Transcribe the data in full and exactly, omitting any pictures.

<<<<

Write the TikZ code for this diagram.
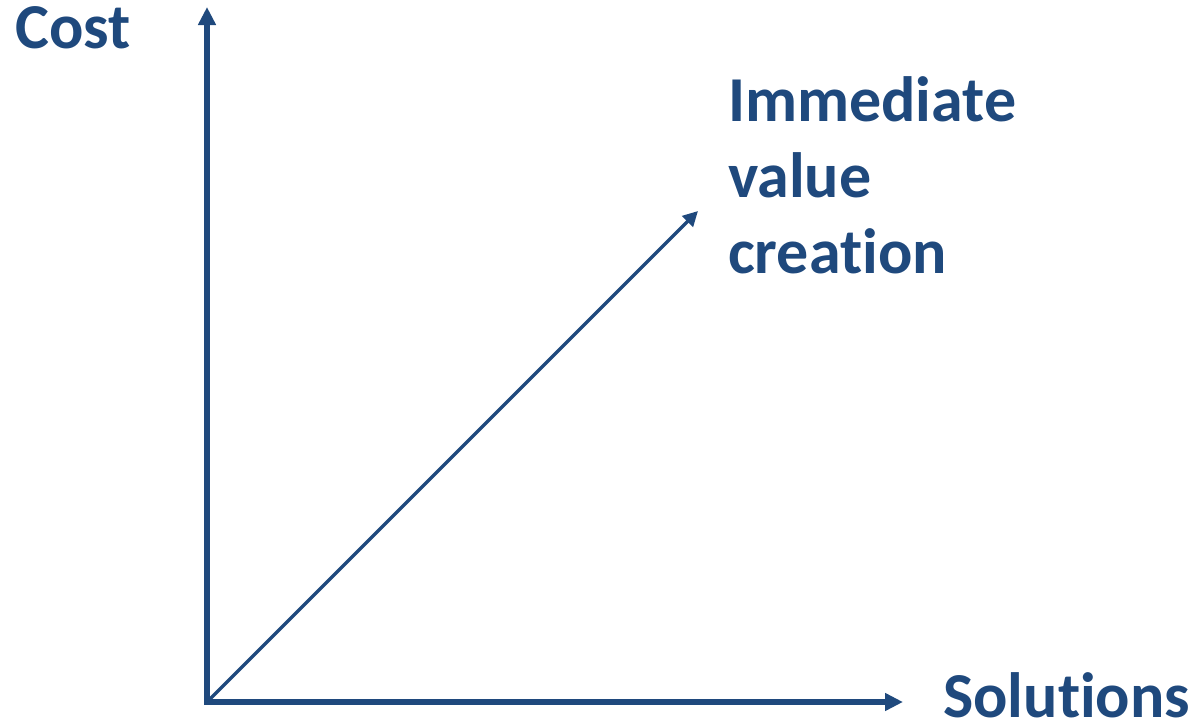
\documentclass[tikz,border=0pt]{standalone}
\usepackage{fontspec}
\setmainfont{Carlito}[Ligatures=NoCommon]
\usetikzlibrary{arrows.meta}
\definecolor{axisblue}{RGB}{31,73,125}
\begin{document}
\begin{tikzpicture}[x=1pt,y=-1pt,
  lbl/.style={anchor=base west,inner sep=0pt,text=axisblue,font=\fontsize{64}{76}\selectfont\bfseries},
  axis/.style={draw=axisblue,line width=5.5pt,-{Triangle[length=18pt,width=17pt]}},
  diag/.style={draw=axisblue,line width=3.5pt,-{Triangle[length=15pt,width=15pt]}}]
\useasboundingbox (0,0) rectangle (1197,728);
\coordinate (o) at (207,702);
\coordinate (ytip) at (207,7);
\coordinate (xtip) at (903,702);
\coordinate (dtip) at (698,211);
\draw[axis] ([yshift=3pt]o) -- (ytip);
\draw[axis] ([xshift=-2.75pt]o) -- (xtip);
\draw[diag] (o) -- (dtip);
\node[lbl] (cost) at (15,48) {Cost};
\node[lbl] (l1) at (728,121) {Immediate};
\node[lbl] (l2) at (728,197) {value};
\node[lbl] (l3) at (728,273) {creation};
\node[lbl] (sol) at (943,717) {Solutions};
\end{tikzpicture}
\end{document}
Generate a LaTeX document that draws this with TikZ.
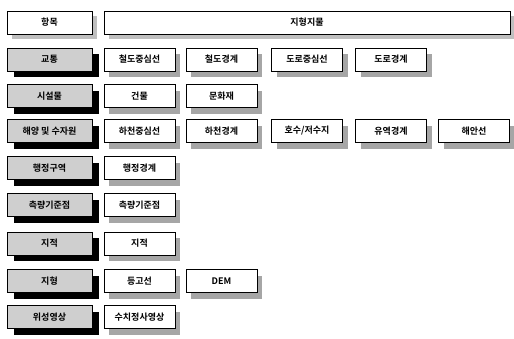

>>>>

■ **SOLVED PROBLEM**
Write the TikZ code for this diagram.
\documentclass[tikz,border=0pt]{standalone}
\usepackage{fontspec}
\setmainfont{Carlito}[Ligatures=NoCommon]
\usetikzlibrary{arrows.meta}
\definecolor{axisblue}{RGB}{31,73,125}
\begin{document}
\begin{tikzpicture}[x=1pt,y=-1pt,
  lbl/.style={anchor=base west,inner sep=0pt,text=axisblue,font=\fontsize{64}{76}\selectfont\bfseries},
  axis/.style={draw=axisblue,line width=5.5pt,-{Triangle[length=18pt,width=17pt]}},
  diag/.style={draw=axisblue,line width=3.5pt,-{Triangle[length=15pt,width=15pt]}}]
\useasboundingbox (0,0) rectangle (1197,728);
\coordinate (o) at (207,702);
\coordinate (ytip) at (207,7);
\coordinate (xtip) at (903,702);
\coordinate (dtip) at (698,211);
\draw[axis] ([yshift=3pt]o) -- (ytip);
\draw[axis] ([xshift=-2.75pt]o) -- (xtip);
\draw[diag] (o) -- (dtip);
\node[lbl] (cost) at (15,48) {Cost};
\node[lbl] (l1) at (728,121) {Immediate};
\node[lbl] (l2) at (728,197) {value};
\node[lbl] (l3) at (728,273) {creation};
\node[lbl] (sol) at (943,717) {Solutions};
\end{tikzpicture}
\end{document}
Generate a LaTeX document that draws this with TikZ.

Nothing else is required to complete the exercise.